EXERCISE BRIEF. All of the material below is to be restated word for word, apart from the pictures.

SUPPLIED INFORMATION.
Start

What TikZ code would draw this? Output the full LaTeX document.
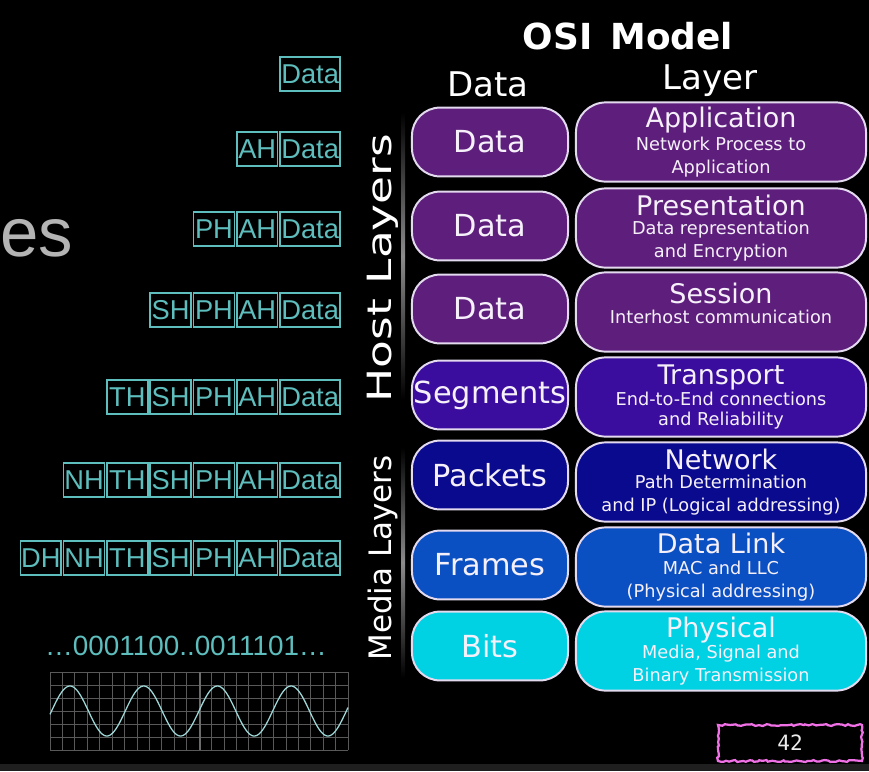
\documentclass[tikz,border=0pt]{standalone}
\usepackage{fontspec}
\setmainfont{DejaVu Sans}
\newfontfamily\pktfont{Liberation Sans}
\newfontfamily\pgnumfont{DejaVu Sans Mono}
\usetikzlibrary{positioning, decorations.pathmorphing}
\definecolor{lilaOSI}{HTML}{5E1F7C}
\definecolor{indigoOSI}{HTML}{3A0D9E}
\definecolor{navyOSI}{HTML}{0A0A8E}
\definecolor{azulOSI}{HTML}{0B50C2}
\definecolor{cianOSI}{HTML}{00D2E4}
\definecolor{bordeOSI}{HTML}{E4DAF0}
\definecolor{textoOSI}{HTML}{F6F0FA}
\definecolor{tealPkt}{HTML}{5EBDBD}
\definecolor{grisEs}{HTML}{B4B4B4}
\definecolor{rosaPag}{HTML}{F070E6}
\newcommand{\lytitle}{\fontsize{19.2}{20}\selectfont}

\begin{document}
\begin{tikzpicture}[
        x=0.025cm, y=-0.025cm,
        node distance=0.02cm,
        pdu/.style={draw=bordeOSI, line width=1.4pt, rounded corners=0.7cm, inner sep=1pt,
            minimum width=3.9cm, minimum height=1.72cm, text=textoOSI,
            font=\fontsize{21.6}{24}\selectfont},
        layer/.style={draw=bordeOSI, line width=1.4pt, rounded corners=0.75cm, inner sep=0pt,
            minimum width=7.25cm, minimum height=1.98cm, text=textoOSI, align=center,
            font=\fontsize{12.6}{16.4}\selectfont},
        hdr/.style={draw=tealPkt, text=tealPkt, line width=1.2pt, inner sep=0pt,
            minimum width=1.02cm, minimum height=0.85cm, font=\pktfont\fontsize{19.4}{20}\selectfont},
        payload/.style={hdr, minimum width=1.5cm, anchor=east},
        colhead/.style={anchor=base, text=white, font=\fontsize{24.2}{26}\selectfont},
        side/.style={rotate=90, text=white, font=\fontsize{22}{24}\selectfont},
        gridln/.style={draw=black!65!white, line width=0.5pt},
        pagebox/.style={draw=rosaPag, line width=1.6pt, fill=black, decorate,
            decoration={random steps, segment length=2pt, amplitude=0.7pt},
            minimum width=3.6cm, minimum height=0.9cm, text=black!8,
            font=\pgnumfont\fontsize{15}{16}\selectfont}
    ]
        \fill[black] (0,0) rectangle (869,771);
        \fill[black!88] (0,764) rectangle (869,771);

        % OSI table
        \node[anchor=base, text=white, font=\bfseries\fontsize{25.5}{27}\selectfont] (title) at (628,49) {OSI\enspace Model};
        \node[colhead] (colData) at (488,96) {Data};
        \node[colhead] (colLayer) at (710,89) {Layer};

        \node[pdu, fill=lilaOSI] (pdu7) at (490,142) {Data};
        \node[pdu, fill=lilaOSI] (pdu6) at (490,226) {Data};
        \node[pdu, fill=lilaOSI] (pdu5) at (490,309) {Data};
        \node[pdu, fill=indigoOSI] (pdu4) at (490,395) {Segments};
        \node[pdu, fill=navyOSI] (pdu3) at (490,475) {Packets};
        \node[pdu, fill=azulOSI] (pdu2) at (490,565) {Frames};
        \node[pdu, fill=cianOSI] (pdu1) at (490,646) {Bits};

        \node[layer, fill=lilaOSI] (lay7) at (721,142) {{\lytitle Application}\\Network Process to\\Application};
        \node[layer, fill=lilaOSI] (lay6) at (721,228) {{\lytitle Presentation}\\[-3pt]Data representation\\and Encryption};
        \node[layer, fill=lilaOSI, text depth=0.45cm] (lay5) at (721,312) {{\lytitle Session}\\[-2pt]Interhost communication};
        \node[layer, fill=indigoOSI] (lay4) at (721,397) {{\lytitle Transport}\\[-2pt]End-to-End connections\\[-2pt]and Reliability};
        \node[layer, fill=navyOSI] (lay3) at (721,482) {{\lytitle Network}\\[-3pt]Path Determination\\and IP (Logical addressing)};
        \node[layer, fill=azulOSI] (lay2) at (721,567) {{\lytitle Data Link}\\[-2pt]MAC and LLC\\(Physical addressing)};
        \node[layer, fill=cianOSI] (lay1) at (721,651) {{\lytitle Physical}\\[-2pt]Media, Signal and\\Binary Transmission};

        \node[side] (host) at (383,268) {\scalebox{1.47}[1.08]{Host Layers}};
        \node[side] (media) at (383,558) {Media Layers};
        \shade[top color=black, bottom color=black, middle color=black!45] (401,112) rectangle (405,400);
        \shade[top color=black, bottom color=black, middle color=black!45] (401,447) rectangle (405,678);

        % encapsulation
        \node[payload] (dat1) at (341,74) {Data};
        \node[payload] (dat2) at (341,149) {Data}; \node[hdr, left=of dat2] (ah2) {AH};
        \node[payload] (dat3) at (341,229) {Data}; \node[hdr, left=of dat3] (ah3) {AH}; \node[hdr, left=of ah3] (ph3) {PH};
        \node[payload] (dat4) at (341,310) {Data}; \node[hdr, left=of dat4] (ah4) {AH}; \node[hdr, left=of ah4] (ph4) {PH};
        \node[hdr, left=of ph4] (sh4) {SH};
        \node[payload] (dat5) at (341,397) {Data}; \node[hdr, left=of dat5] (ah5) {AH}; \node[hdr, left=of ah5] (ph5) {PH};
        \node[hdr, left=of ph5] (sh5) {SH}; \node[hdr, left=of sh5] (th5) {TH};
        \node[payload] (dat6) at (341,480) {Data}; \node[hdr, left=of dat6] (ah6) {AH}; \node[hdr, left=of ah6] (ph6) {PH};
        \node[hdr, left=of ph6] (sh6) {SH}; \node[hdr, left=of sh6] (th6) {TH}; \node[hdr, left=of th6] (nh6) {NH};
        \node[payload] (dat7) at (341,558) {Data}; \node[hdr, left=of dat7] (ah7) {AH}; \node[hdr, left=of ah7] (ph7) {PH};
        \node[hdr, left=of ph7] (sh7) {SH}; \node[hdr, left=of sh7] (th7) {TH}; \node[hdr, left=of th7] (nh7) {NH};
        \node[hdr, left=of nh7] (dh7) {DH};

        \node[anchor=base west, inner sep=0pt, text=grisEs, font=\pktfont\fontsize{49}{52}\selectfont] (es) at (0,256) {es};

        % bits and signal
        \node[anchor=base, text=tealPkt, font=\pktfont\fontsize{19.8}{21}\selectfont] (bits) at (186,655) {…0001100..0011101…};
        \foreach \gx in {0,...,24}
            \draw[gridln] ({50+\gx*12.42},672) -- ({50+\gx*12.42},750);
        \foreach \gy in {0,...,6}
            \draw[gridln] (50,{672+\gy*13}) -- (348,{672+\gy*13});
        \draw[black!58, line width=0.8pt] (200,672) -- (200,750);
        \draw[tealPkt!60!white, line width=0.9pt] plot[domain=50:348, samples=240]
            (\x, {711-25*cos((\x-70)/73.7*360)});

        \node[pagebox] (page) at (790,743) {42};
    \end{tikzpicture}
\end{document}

End

RESULT OF THE TASK.
What TikZ code would draw this? Output the full LaTeX document.
\documentclass[tikz,border=0pt]{standalone}
\usepackage{fontspec}
\setmainfont{DejaVu Sans}
\newfontfamily\pktfont{Liberation Sans}
\newfontfamily\pgnumfont{DejaVu Sans Mono}
\usetikzlibrary{positioning, decorations.pathmorphing}
\definecolor{lilaOSI}{HTML}{5E1F7C}
\definecolor{indigoOSI}{HTML}{3A0D9E}
\definecolor{navyOSI}{HTML}{0A0A8E}
\definecolor{azulOSI}{HTML}{0B50C2}
\definecolor{cianOSI}{HTML}{00D2E4}
\definecolor{bordeOSI}{HTML}{E4DAF0}
\definecolor{textoOSI}{HTML}{F6F0FA}
\definecolor{tealPkt}{HTML}{5EBDBD}
\definecolor{grisEs}{HTML}{B4B4B4}
\definecolor{rosaPag}{HTML}{F070E6}
\newcommand{\lytitle}{\fontsize{19.2}{20}\selectfont}

\begin{document}
\begin{tikzpicture}[
        x=0.025cm, y=-0.025cm,
        node distance=0.02cm,
        pdu/.style={draw=bordeOSI, line width=1.4pt, rounded corners=0.7cm, inner sep=1pt,
            minimum width=3.9cm, minimum height=1.72cm, text=textoOSI,
            font=\fontsize{21.6}{24}\selectfont},
        layer/.style={draw=bordeOSI, line width=1.4pt, rounded corners=0.75cm, inner sep=0pt,
            minimum width=7.25cm, minimum height=1.98cm, text=textoOSI, align=center,
            font=\fontsize{12.6}{16.4}\selectfont},
        hdr/.style={draw=tealPkt, text=tealPkt, line width=1.2pt, inner sep=0pt,
            minimum width=1.02cm, minimum height=0.85cm, font=\pktfont\fontsize{19.4}{20}\selectfont},
        payload/.style={hdr, minimum width=1.5cm, anchor=east},
        colhead/.style={anchor=base, text=white, font=\fontsize{24.2}{26}\selectfont},
        side/.style={rotate=90, text=white, font=\fontsize{22}{24}\selectfont},
        gridln/.style={draw=black!65!white, line width=0.5pt},
        pagebox/.style={draw=rosaPag, line width=1.6pt, fill=black, decorate,
            decoration={random steps, segment length=2pt, amplitude=0.7pt},
            minimum width=3.6cm, minimum height=0.9cm, text=black!8,
            font=\pgnumfont\fontsize{15}{16}\selectfont}
    ]
        \fill[black] (0,0) rectangle (869,771);
        \fill[black!88] (0,764) rectangle (869,771);

        % OSI table
        \node[anchor=base, text=white, font=\bfseries\fontsize{25.5}{27}\selectfont] (title) at (628,49) {OSI\enspace Model};
        \node[colhead] (colData) at (488,96) {Data};
        \node[colhead] (colLayer) at (710,89) {Layer};

        \node[pdu, fill=lilaOSI] (pdu7) at (490,142) {Data};
        \node[pdu, fill=lilaOSI] (pdu6) at (490,226) {Data};
        \node[pdu, fill=lilaOSI] (pdu5) at (490,309) {Data};
        \node[pdu, fill=indigoOSI] (pdu4) at (490,395) {Segments};
        \node[pdu, fill=navyOSI] (pdu3) at (490,475) {Packets};
        \node[pdu, fill=azulOSI] (pdu2) at (490,565) {Frames};
        \node[pdu, fill=cianOSI] (pdu1) at (490,646) {Bits};

        \node[layer, fill=lilaOSI] (lay7) at (721,142) {{\lytitle Application}\\Network Process to\\Application};
        \node[layer, fill=lilaOSI] (lay6) at (721,228) {{\lytitle Presentation}\\[-3pt]Data representation\\and Encryption};
        \node[layer, fill=lilaOSI, text depth=0.45cm] (lay5) at (721,312) {{\lytitle Session}\\[-2pt]Interhost communication};
        \node[layer, fill=indigoOSI] (lay4) at (721,397) {{\lytitle Transport}\\[-2pt]End-to-End connections\\[-2pt]and Reliability};
        \node[layer, fill=navyOSI] (lay3) at (721,482) {{\lytitle Network}\\[-3pt]Path Determination\\and IP (Logical addressing)};
        \node[layer, fill=azulOSI] (lay2) at (721,567) {{\lytitle Data Link}\\[-2pt]MAC and LLC\\(Physical addressing)};
        \node[layer, fill=cianOSI] (lay1) at (721,651) {{\lytitle Physical}\\[-2pt]Media, Signal and\\Binary Transmission};

        \node[side] (host) at (383,268) {\scalebox{1.47}[1.08]{Host Layers}};
        \node[side] (media) at (383,558) {Media Layers};
        \shade[top color=black, bottom color=black, middle color=black!45] (401,112) rectangle (405,400);
        \shade[top color=black, bottom color=black, middle color=black!45] (401,447) rectangle (405,678);

        % encapsulation
        \node[payload] (dat1) at (341,74) {Data};
        \node[payload] (dat2) at (341,149) {Data}; \node[hdr, left=of dat2] (ah2) {AH};
        \node[payload] (dat3) at (341,229) {Data}; \node[hdr, left=of dat3] (ah3) {AH}; \node[hdr, left=of ah3] (ph3) {PH};
        \node[payload] (dat4) at (341,310) {Data}; \node[hdr, left=of dat4] (ah4) {AH}; \node[hdr, left=of ah4] (ph4) {PH};
        \node[hdr, left=of ph4] (sh4) {SH};
        \node[payload] (dat5) at (341,397) {Data}; \node[hdr, left=of dat5] (ah5) {AH}; \node[hdr, left=of ah5] (ph5) {PH};
        \node[hdr, left=of ph5] (sh5) {SH}; \node[hdr, left=of sh5] (th5) {TH};
        \node[payload] (dat6) at (341,480) {Data}; \node[hdr, left=of dat6] (ah6) {AH}; \node[hdr, left=of ah6] (ph6) {PH};
        \node[hdr, left=of ph6] (sh6) {SH}; \node[hdr, left=of sh6] (th6) {TH}; \node[hdr, left=of th6] (nh6) {NH};
        \node[payload] (dat7) at (341,558) {Data}; \node[hdr, left=of dat7] (ah7) {AH}; \node[hdr, left=of ah7] (ph7) {PH};
        \node[hdr, left=of ph7] (sh7) {SH}; \node[hdr, left=of sh7] (th7) {TH}; \node[hdr, left=of th7] (nh7) {NH};
        \node[hdr, left=of nh7] (dh7) {DH};

        \node[anchor=base west, inner sep=0pt, text=grisEs, font=\pktfont\fontsize{49}{52}\selectfont] (es) at (0,256) {es};

        % bits and signal
        \node[anchor=base, text=tealPkt, font=\pktfont\fontsize{19.8}{21}\selectfont] (bits) at (186,655) {…0001100..0011101…};
        \foreach \gx in {0,...,24}
            \draw[gridln] ({50+\gx*12.42},672) -- ({50+\gx*12.42},750);
        \foreach \gy in {0,...,6}
            \draw[gridln] (50,{672+\gy*13}) -- (348,{672+\gy*13});
        \draw[black!58, line width=0.8pt] (200,672) -- (200,750);
        \draw[tealPkt!60!white, line width=0.9pt] plot[domain=50:348, samples=240]
            (\x, {711-25*cos((\x-70)/73.7*360)});

        \node[pagebox] (page) at (790,743) {42};
    \end{tikzpicture}
\end{document}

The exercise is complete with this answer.